“What question do you hate being asked?”
I really hate the question “What do you do for a living (or for work)?”
I hate it because when I answer the question as I do…. “I am a stay at home wife/mother” immediately their eyes glaze over and the conversation dries up, and then I have to sit around and listen to their conversations about their work and their families and all the while I “seemingly” have nothing worthwhile to share.
Recently I added another layer onto the title of “Stay at home wife/ mother and Grandmother” I’ve noticed on some fronts the conversation doesn’t dry up as quickly because supposedly I am doing this wonderful thing by staying home watching my beloved Grandson. What’s the difference between “Mother” and “Grand” Mother? I am still at home, but now I get paid, I am paid to stay at home. do I get paid a lot? It’s worth much more than you think. I get paid in love, I get paid in sloppy kisses and gentle pats on the face with sweet chubby hands, I get rewarded with giggles and beautiful smiles and moments that just melt your heart when he looks up at you studying your face and then he smiles at you and dimples dance across his cheek, when he falls and all he needs is a “Grandma cuddle” and he forgets what hurts. He still wont say “Grandma” but he’ll turn and point at me, he will reach for me and he will laugh at me, he knows who I am, he’s just playing hard to get.
I get paid when he learns something that I have shown him, like clapping his hands or waving Goodbye, or blowing you kisses. I get paid when He tries a new food that I’ve introduced and he likes it, I get paid when I have to wash his clothes before his Mum gets home because we have been having so much fun he’s grubby!
I do not get paid in money like having a “real job” I get paid in wisdom, knowing that this little boy has had a good start to life, he’s been breastfed, he’s been loved and raised within a loving family, with his “Flock” gathered around him, he’s been fed home cooking, and spoken to all the time to encourage him to speak, he’s been brought up exactly the way his Mother was brought up, and what makes it even better?

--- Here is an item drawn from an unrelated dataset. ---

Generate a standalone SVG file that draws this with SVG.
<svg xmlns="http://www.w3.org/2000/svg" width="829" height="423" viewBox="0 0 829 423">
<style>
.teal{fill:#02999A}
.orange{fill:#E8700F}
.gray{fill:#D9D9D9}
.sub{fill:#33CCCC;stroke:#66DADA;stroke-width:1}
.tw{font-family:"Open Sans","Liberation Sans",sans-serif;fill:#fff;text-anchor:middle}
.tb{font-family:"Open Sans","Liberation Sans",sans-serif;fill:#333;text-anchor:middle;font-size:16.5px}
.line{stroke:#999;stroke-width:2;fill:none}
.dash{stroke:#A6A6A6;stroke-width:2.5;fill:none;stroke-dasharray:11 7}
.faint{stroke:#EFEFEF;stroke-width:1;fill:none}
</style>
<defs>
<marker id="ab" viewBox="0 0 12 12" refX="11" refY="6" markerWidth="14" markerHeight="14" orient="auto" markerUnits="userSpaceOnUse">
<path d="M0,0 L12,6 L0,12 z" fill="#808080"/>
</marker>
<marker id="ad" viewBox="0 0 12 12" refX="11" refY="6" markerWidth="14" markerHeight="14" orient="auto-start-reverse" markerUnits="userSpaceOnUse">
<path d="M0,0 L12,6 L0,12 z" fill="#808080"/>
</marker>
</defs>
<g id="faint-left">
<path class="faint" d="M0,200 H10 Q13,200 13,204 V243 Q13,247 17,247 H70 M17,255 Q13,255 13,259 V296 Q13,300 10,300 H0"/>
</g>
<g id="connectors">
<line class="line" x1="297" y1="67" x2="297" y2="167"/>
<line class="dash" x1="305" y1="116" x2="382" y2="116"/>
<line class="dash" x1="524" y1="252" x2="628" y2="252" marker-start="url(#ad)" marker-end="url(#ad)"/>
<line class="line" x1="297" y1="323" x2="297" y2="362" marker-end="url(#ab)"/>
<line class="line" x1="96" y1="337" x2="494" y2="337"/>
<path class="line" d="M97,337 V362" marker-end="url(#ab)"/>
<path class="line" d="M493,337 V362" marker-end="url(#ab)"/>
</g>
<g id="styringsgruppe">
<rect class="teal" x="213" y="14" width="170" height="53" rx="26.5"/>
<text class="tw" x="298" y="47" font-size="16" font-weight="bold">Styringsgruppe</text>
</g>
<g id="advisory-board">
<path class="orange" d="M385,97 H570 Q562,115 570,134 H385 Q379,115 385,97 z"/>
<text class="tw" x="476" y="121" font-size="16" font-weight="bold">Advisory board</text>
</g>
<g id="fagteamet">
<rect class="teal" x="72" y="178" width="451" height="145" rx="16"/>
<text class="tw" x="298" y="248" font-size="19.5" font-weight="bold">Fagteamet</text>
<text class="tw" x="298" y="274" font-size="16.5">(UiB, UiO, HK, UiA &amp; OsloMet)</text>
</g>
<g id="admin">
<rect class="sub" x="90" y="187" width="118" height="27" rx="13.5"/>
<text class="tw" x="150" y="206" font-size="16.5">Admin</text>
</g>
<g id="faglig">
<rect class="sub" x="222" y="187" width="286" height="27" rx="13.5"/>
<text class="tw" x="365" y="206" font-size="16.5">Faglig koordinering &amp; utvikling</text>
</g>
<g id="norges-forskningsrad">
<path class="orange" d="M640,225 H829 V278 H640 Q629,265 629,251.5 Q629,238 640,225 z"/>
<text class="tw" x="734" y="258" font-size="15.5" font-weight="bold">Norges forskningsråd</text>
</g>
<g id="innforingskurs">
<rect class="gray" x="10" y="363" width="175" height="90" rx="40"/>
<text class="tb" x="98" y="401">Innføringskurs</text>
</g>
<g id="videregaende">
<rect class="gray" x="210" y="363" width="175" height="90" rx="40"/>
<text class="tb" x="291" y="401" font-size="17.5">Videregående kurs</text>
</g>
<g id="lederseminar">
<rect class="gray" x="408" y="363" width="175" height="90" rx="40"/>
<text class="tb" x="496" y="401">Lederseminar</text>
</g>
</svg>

His Mother turned out to be a well rounded, well liked, professional young woman, so if the way she was raised is anything to go by, then raising him the same way can’t be a bad thing!
It was brought to my attention a few weeks back, when I was moaning to a long time friend about how I am judged about being a “Stay at home Mother and Wife” my wise friend told me, “Maybe you are exactly where God planned for you to be, maybe he didn’t want you to be a professional at anything except being a Mother and Grandmother” and somehow it made me feel better.
Maybe I am not supposed to be doing “anything” except what I am doing. All these years I’ve meditated and wondered and worried and studies and asked “what was I put here to do?” Well, maybe this is it…maybe I am already doing what I was meant to do and if thats the case then I am OK with that because what I do I am good at doing, I enjoy what I am doing, I like staying home and planning, and cooking and on odd days I enjoy cleaning, but what I really Love doing is being with my family and my Grand babies especially.
Many times I’ve broached the subject with my husband about going out and finding work, he even supported me while I trained as a teachers aide, then he equally supported me when I decided that I didn’t want to work at that job. He suggested that I find a hobby to do at home while the children are growing and be on hand for days when the kids were sick or had a day off school or whatever. The difference is I don’t “have to work” we own our home, we live frugally ( ha hates that word) I mean we do not have extravagant tastes we eat out occasionally, we go on monthly “date nights” we have our holiday place, we camp, we spend quality time together, so we don’t wear designer labels and eat fancy foods, we spend our money on experiences rather than “stuff” I don’t need to “earn a wage” to have those things.
Someone once said that I should “get out of my arty farty dream world and get out in the real world and get a real job” well all I can say to her is “Jealousy is a curse” My “Real Job” as Squishy’s Grandma is so much more important that any other job with any other salary!
In response to The Daily Post’s writing prompt: “Plead the Fifth.”